In 2007, after a 40-year search, renowned archaeologist Professor Ehud Netzer of the Hebrew University in Jerusalem discovered King Herod’s tomb at Herodium on the edge of the Judean Desert. The site included a fortress palace and a leisure complex with gardens, large pools, decorated bathhouses, and a theatre with a royal box. In his final years, Herod reconfigured the architecture of the complex to prepare the setting for his burial procession and site, and constructed a magnificent mausoleum facing Jerusalem.
On Tuesday, the Israel Museum in Jerusalem premieres the world’s first exhibition on the life and legacy of Herod the Great, one of the most influential – and controversial – figures in Jewish, Roman, and Christian history. The exhibition is dedicated to the memory of Professor Netzer, who died in 2010 at the site of his seminal discovery.
“Professor Ehud Netzer capped his decades-long excavation of Herodium with his discovery of King Herod’s tomb in 2007, and over the past five years, archaeologists excavating the site have made remarkable discoveries that have deepened our appreciation of Professor Netzer’s remarkable achievement and enriched our understanding of Herod, his reign, and his role in the history of the region,” said James S. Snyder, Anne and Jerome Fisher Director. “We are proud of the extensive restoration work that our conservation staff has been able to complete and thrilled to present these important finds to the public for the first time in an exhibition that will illuminate a pivotal period in the history of the Land of Israel.”

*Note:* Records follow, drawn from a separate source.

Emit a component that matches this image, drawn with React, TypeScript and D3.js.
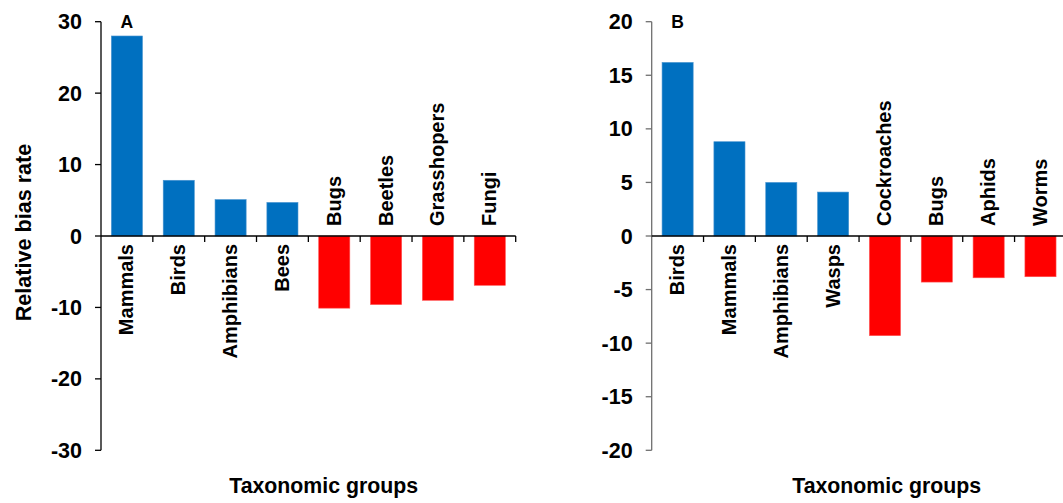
import React from "react";
import * as d3 from "d3";

// Panel A: taxonomic groups and their relative bias rates
const categoriesA = ["Mammals", "Birds", "Amphibians", "Bees", "Bugs", "Beetles", "Grasshopers", "Fungi"];
const valuesA = [28.0, 7.8, 5.1, 4.7, -10.1, -9.6, -9.0, -6.9];
const ticksA = [-30, -20, -10, 0, 10, 20, 30];

// Panel B
const categoriesB = ["Birds", "Mammals", "Amphibians", "Wasps", "Cockroaches", "Bugs", "Aphids", "Worms"];
const valuesB = [16.2, 8.8, 5.0, 4.1, -9.3, -4.3, -3.9, -3.8];
const ticksB = [-20, -15, -10, -5, 0, 5, 10, 15, 20];

const FONT = "'Liberation Sans', Arial, Helvetica, sans-serif";
const BLUE = "#0070C0";
const RED = "#FF0000";

const W = 1063;
const H = 503;
const TOP = 21.7;
const BOTTOM = 450.3;
const PLOT_W = 414.7;

type PanelProps = {
  letter: string;
  left: number;
  categories: string[];
  values: number[];
  ticks: number[];
  yAxisColor: string;
  titleX: number;
  showYTitle: boolean;
};

function Panel({ letter, left, categories, values, ticks, yAxisColor, titleX, showYTitle }: PanelProps) {
  const y = d3
    .scaleLinear()
    .domain([d3.min(ticks) as number, d3.max(ticks) as number])
    .range([BOTTOM, TOP]);
  const x = d3
    .scaleBand<string>()
    .domain(categories)
    .range([left, left + PLOT_W])
    .paddingInner(0.4)
    .paddingOuter(0.2);
  const y0 = y(0);
  const step = x.step();
  const boundaries = categories.map((_, i) => left + (i + 1) * step);

  return (
    <g>
      {/* bars */}
      {categories.map((c, i) => {
        const v = values[i];
        const yTop = y(Math.max(0, v));
        const yBot = y(Math.min(0, v));
        return (
          <rect
            key={c}
            x={x(c)}
            y={yTop}
            width={x.bandwidth()}
            height={yBot - yTop}
            fill={v >= 0 ? BLUE : RED}
            stroke={v >= 0 ? "#4a95d0" : "#ff5050"}
            strokeWidth={0.6}
          />
        );
      })}

      {/* y axis */}
      <line x1={left} x2={left} y1={TOP} y2={BOTTOM} stroke={yAxisColor} strokeWidth={1.3} />
      {ticks.map((t) => (
        <g key={t}>
          <line x1={left - 6} x2={left} y1={y(t)} y2={y(t)} stroke={yAxisColor} strokeWidth={1.3} />
          <text
            x={left - 19}
            y={y(t)}
            dy="0.35em"
            textAnchor="end"
            fontFamily={FONT}
            fontWeight="bold"
            fontSize={21.5}
            fill="#000"
          >
            {String(t)}
          </text>
        </g>
      ))}

      {/* x axis at zero */}
      <line x1={left} x2={left + PLOT_W} y1={y0} y2={y0} stroke="#000" strokeWidth={1.3} />
      {boundaries.map((bx, i) => (
        <line key={i} x1={bx} x2={bx} y1={y0} y2={y0 + 6} stroke="#000" strokeWidth={1.3} />
      ))}

      {/* category labels */}
      {categories.map((c, i) => {
        const cx = (x(c) as number) + x.bandwidth() / 2 - 0.5;
        const pos = values[i] >= 0;
        const ly = pos ? y0 + 8 : y0 - 10;
        return (
          <text
            key={c}
            transform={`translate(${cx},${ly}) rotate(-90)`}
            dy="0.35em"
            textAnchor={pos ? "end" : "start"}
            fontFamily={FONT}
            fontWeight="bold"
            fontSize={20}
            fill="#000"
          >
            {c}
          </text>
        );
      })}

      {/* panel letter */}
      <text
        x={(x(categories[0]) as number) + x.bandwidth() / 2}
        y={28.4}
        textAnchor="middle"
        fontFamily={FONT}
        fontWeight="bold"
        fontSize={17.5}
        fill="#000"
      >
        {letter}
      </text>

      {/* axis titles */}
      <text
        x={titleX}
        y={493.3}
        textAnchor="middle"
        fontFamily={FONT}
        fontWeight="bold"
        fontSize={21.3}
        fill="#000"
      >
        Taxonomic groups
      </text>
      {showYTitle && (
        <text
          transform={`translate(30.5,232.5) rotate(-90)`}
          textAnchor="middle"
          fontFamily={FONT}
          fontWeight="bold"
          fontSize={21.6}
          fill="#000"
        >
          Relative bias rate
        </text>
      )}
    </g>
  );
}

export default function App() {
  return (
    <svg
      width={W}
      height={H}
      viewBox={`0 0 ${W} ${H}`}
      style={{ position: "absolute", left: 0, top: 0, background: "#fff" }}
    >
      <rect width={W} height={H} fill="#fff" />
      <Panel
        letter="A"
        left={101}
        categories={categoriesA}
        values={valuesA}
        ticks={ticksA}
        yAxisColor="#000"
        titleX={323.7}
        showYTitle={true}
      />
      <Panel
        letter="B"
        left={651.7}
        categories={categoriesB}
        values={valuesB}
        ticks={ticksB}
        yAxisColor="#6f6f6f"
        titleX={886.7}
        showYTitle={false}
      />
    </svg>
  );
}
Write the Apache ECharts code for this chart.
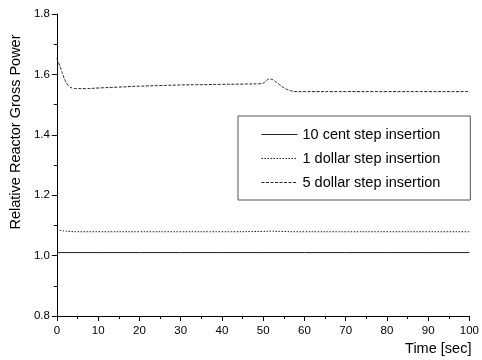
<!DOCTYPE html>
<html>
<head>
<meta charset="utf-8">
<script src="https://cdn.jsdelivr.net/npm/echarts@6/dist/echarts.min.js"></script>
<style>
  html, body { margin: 0; padding: 0; background: #fff; }
  #chart { width: 482px; height: 360px; }
</style>
</head>
<body>
<div id="chart"></div>
<script>
// 10 cent step
var time10c = [0, 10, 20, 30, 40, 50, 60, 70, 80, 90, 100];
var power10c = [1.01, 1.01, 1.01, 1.01, 1.01, 1.01, 1.01, 1.01, 1.01, 1.01, 1.01];

// 1 dollar step
var time1d = [0, 0.5, 1, 2, 3, 5, 10, 20, 30, 40, 50, 52, 54, 60, 70, 80, 90, 100];
var power1d = [1.088, 1.085, 1.083, 1.081, 1.080, 1.079, 1.079, 1.079, 1.079, 1.079, 1.080, 1.081, 1.080, 1.079, 1.079, 1.079, 1.079, 1.079];

// 5 dollar step
var time5d = [0, 0.5, 1, 1.5, 2, 2.5, 3, 4, 5, 7, 10, 15, 20, 25, 30, 35, 40, 45, 49, 50, 50.5, 51, 51.5, 52, 52.5, 53, 54, 55, 56, 57, 58, 60, 70, 80, 90, 100];
var power5d = [1.653, 1.635, 1.617, 1.597, 1.580, 1.568, 1.560, 1.554, 1.553, 1.553, 1.555, 1.558, 1.561, 1.563, 1.565, 1.566, 1.567, 1.568, 1.569, 1.571, 1.576, 1.582, 1.585, 1.584, 1.581, 1.576, 1.566, 1.556, 1.549, 1.545, 1.543, 1.543, 1.543, 1.543, 1.543, 1.543];

var seriesNames = ['10 cent step insertion', '1 dollar step insertion', '5 dollar step insertion'];

function pairs(xs, ys) {
  return xs.map(function (x, i) { return [x, ys[i]]; });
}

var font = 'Liberation Sans, Arial, sans-serif';
var myChart = echarts.init(document.getElementById('chart'));
var option = {
  animation: false,
  textStyle: { fontFamily: font, color: '#000' },
  grid: { left: 56, right: 9, top: 14, bottom: 44 },
  legend: {
    orient: 'vertical',
    left: 238,
    top: 116,
    data: seriesNames,
    itemWidth: 36,
    itemHeight: 14,
    itemGap: 9,
    padding: [11, 30, 10, 23],
    borderColor: '#555',
    borderWidth: 1,
    itemStyle: { opacity: 0 },
    lineStyle: { width: 1 },
    textStyle: { fontSize: 14.5, color: '#000', fontFamily: font }
  },
  xAxis: {
    type: 'value',
    min: 0,
    max: 100,
    interval: 10,
    name: 'Time [sec]',
    nameLocation: 'end',
    nameGap: 2,
    nameTextStyle: { fontSize: 14.5, align: 'right', verticalAlign: 'top', padding: [25, 0, 0, 0], color: '#000' },
    axisLine: { lineStyle: { color: '#000', width: 1 } },
    axisTick: { inside: false, length: 5, lineStyle: { color: '#000' } },
    minorTick: { show: true, splitNumber: 2, length: 3, lineStyle: { color: '#000' } },
    axisLabel: { fontSize: 11.5, margin: 9, color: '#000' },
    splitLine: { show: false }
  },
  yAxis: {
    type: 'value',
    min: 0.8,
    max: 1.8,
    interval: 0.2,
    name: 'Relative Reactor Gross Power',
    nameLocation: 'middle',
    nameRotate: 90,
    nameGap: 30,
    nameTextStyle: { fontSize: 14.5, color: '#000', padding: [0, 0, 0, 66] },
    axisLine: { show: true, lineStyle: { color: '#000', width: 1 } },
    axisTick: { show: true, inside: false, length: 5, lineStyle: { color: '#000' } },
    minorTick: { show: true, splitNumber: 2, length: 3, lineStyle: { color: '#000' } },
    axisLabel: { fontSize: 11.5, margin: 7, color: '#000', formatter: function (v) { return v.toFixed(1); } },
    splitLine: { show: false }
  },
  series: [
    {
      name: seriesNames[0],
      type: 'line',
      showSymbol: false,
      symbol: 'none',
      data: pairs(time10c, power10c),
      lineStyle: { color: '#222', width: 1, type: 'solid' },
      itemStyle: { color: '#222' }
    },
    {
      name: seriesNames[1],
      type: 'line',
      showSymbol: false,
      symbol: 'none',
      smooth: true,
      data: pairs(time1d, power1d),
      lineStyle: { color: '#222', width: 1, type: [1.5, 1.5] },
      itemStyle: { color: '#222' }
    },
    {
      name: seriesNames[2],
      type: 'line',
      showSymbol: false,
      symbol: 'none',
      smooth: true,
      data: pairs(time5d, power5d),
      lineStyle: { color: '#222', width: 1, type: [3, 1.5] },
      itemStyle: { color: '#222' }
    }
  ]
};
myChart.setOption(option);
</script>
</body>
</html>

On view, through October 5, 2013, the landmark exhibition “Herod the Great: The King’s Final Journey” will present approximately 250 archaeological finds from the king’s recently discovered tomb at Herodium, as well as from Jericho and related sites. They shed anew light on the political, architectural, and aesthetic impact of Herod’s reign from 37 to 4 BCE.
Among the objects on view—all of which have undergone extensive restoration—will be three sarcophagi from Herod’s tomb and restored frescoes from Herodium, his private bath from the palace at Cypros; never-before-seen carved stone elements from the Temple Mount; and an imperial marble basin thought to be a gift from Augustus.
Lionized as “the greatest builder in human history,” King Herod was also demonized for his uncertain ethnic and religious pedigree, controversial political alliances, the execution of his wife and three of his children, and—according to the Christian Bible—the “Massacre of the Innocents” in Bethlehem.
King Herod is known for his large-scale building projects, which required enormous resources and transformed the landscape of the Land of Israel. He built elaborate palaces, fortresses, public buildings, pagan temples, and cities which reflect the integration of local building traditions and materials with Roman technology and style. Herod’s extensive building activities is illustrated in the exhibition through architectural elements and archaeological fragments from several Herodian sites, including Jerusalem, Jericho, Cypros, and Herodium.
According to Rabbi Ken Spiro, the most ambitious of Herod’s projects was the re-building of the Temple, which was almost certainly an attempt to gain popularity among his subjects who, he knew, held him in contempt and also to make amends for his cruelty toward the rabbis.
It took 10,000 men ten years just to build the retaining walls around the Temple Mount. The Western Wall is merely part of that 500-meter-long retaining wall that was designed to hold a huge man-made platform that could accommodate twenty four football fields. When it was completed, it was the world’s largest functioning religious site and until today it remains the largest man-made platform in the world.
“Herod the Great: The King’s Final Journey” seeks to provide a better understanding of this ancient figure through the monumental architecture he created and the art and objects with which he surrounded himself. The exhibition will examine Herod’s remarkable building projects, complex diplomatic relations with the Roman emperors and nobility, and, finally, the dramatic funeral procession from Jericho to the mausoleum he constructed for himself in Herodium.